If you’ve read my past posts, many of them talk about opportunities for connection with kiddos from hard places. It is, without a doubt, the first thing that needs to happen before they can begin to heal. It doesn’t mean they will totally heal…trauma never leaves completely, but it can diminish when there is one or more stable, secure, attached parents who are riding that roller coaster alongside them.
Here’s a visual for you, if that helps: we were at an amusement park just a couple months ago. My whole family loves roller coasters…like the big, big ones. But as we were in line for one of the rides, I saw a boy who looked to be 11 or 12, in line to ride in the front row, totally by himself. And I commented to my family that I would never want to do that…front row or honestly anywhere on a ride. I don’t love them so much that I would want to do it alone. In fact, it’s the opposite. For some reason, having people ride alongside me makes it exponentially better.
Now, in this analogy, I am in no way indicating that riding the trauma roller coaster is fun.

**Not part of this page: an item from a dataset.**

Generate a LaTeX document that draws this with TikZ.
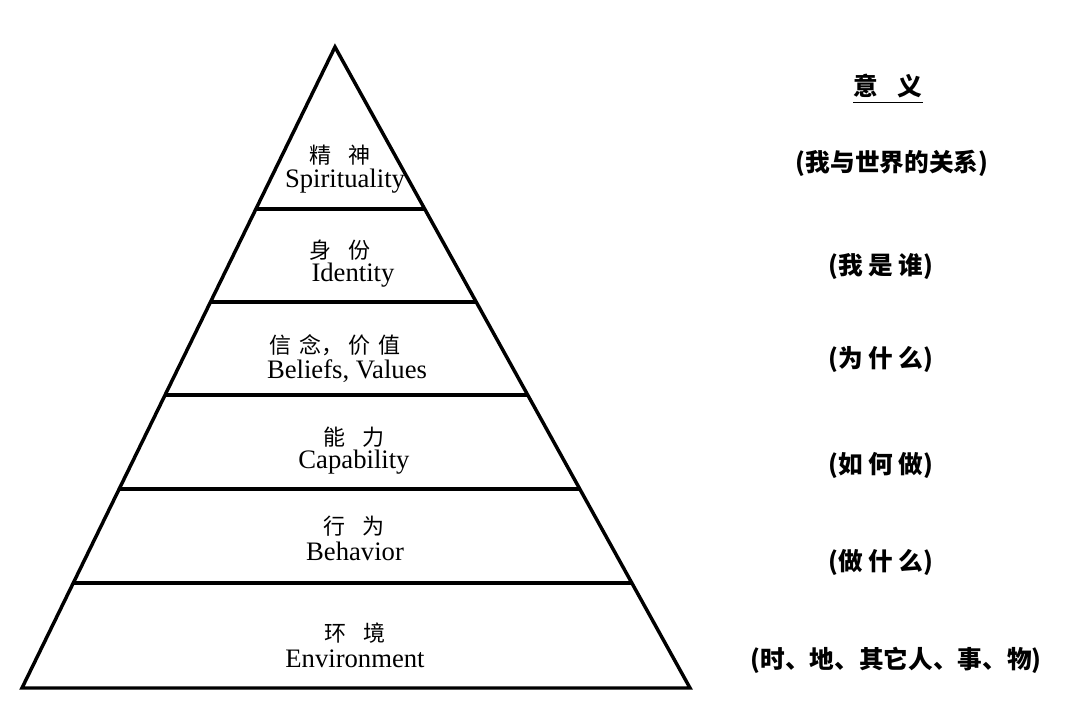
\documentclass[tikz,border=0pt]{standalone}
\usepackage{fontspec}
\setmainfont{Liberation Serif}
\newfontfamily\cjk{Noto Sans CJK SC}
\usetikzlibrary{calc}
\newcommand{\cjkgap}{\hspace{0.75em}}
\tikzset{
  pyrline/.style={line width=2.6pt, black, line join=miter},
  cnlabel/.style={inner sep=0pt, font=\cjk\fontsize{16.5}{16.5}\selectfont},
  enlabel/.style={inner sep=0pt, font=\fontsize{20}{20}\selectfont},
  meaning/.style={inner sep=0pt, font=\cjk\bfseries\fontsize{18.5}{18.5}\selectfont},
}

\begin{document}
\begin{tikzpicture}[x=0.75pt,y=-0.75pt]
\useasboundingbox (0,0) rectangle (1080,700);
\fill[white] (0,0) rectangle (1080,700);
\coordinate (apex) at (335,47);
\coordinate (bl) at (22,688);
\coordinate (br) at (690,688);
\draw[pyrline] (apex) -- (br) -- (bl) -- cycle;
\foreach \t in {0.2527,0.398,0.543,0.6895,0.836}
  \draw[pyrline] ($(apex)!\t!(bl)$) -- ($(apex)!\t!(br)$);
% layer labels
\node[cnlabel] (cn1) at (340,155) {精\cjkgap 神};
\node[enlabel] (en1) at (345,181) {Spirituality};
\node[cnlabel] (cn2) at (340,250) {身\cjkgap 份};
\node[enlabel] (en2) at (353,275) {Identity};
\node[cnlabel] (cn3) at (335,345) {信\hspace{0.4em}念，\hspace{0.2em}价\hspace{0.4em}值};
\node[enlabel] (en3) at (347,371) {Beliefs, Values};
\node[cnlabel] (cn4) at (354,437) {能\cjkgap 力};
\node[enlabel] (en4) at (354,462) {Capability};
\node[cnlabel] (cn5) at (354,526) {行\cjkgap 为};
\node[enlabel] (en5) at (355,551) {Behavior};
\node[cnlabel] (cn6) at (355,633) {环\cjkgap 境};
\node[enlabel] (en6) at (355,659) {Environment};
% meanings
\node[meaning] (head) at (888,86) {意\hspace{0.8em}义};
\draw[line width=0.9pt] (head.south west) ++(0,4) coordinate (ul) -- (ul -| head.south east);
\node[meaning] (m1) at (892,163) {(我与世界的关系)};
\node[meaning] (m2) at (881,267) {(我 是 谁)};
\node[meaning] (m3) at (881,360) {(为 什 么)};
\node[meaning] (m4) at (881,465) {(如 何 做)};
\node[meaning] (m5) at (881,562) {(做 什 么)};
\node[meaning] (m6) at (896,660) {(时、地、其它人、事、物)};
\end{tikzpicture}
\end{document}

It is not fun…ever. But I’m saying that the trauma roller coaster, and life in general, is going to be better when we share it with someone else. Sometimes it’s just the presence of a supportive person. They don’t even have to say or do anything; just be there.
I hope I haven’t muddied any waters for you about the roller coaster idea. There are definitely at least two different kinds of roller coasters in foster care: the emotional, wrapped up in every detail of the case kind like we discussed last time, and the roller coaster of trauma that kiddos have experienced, and the best way to help them is to actually get on that trauma roller coaster and ride it with them.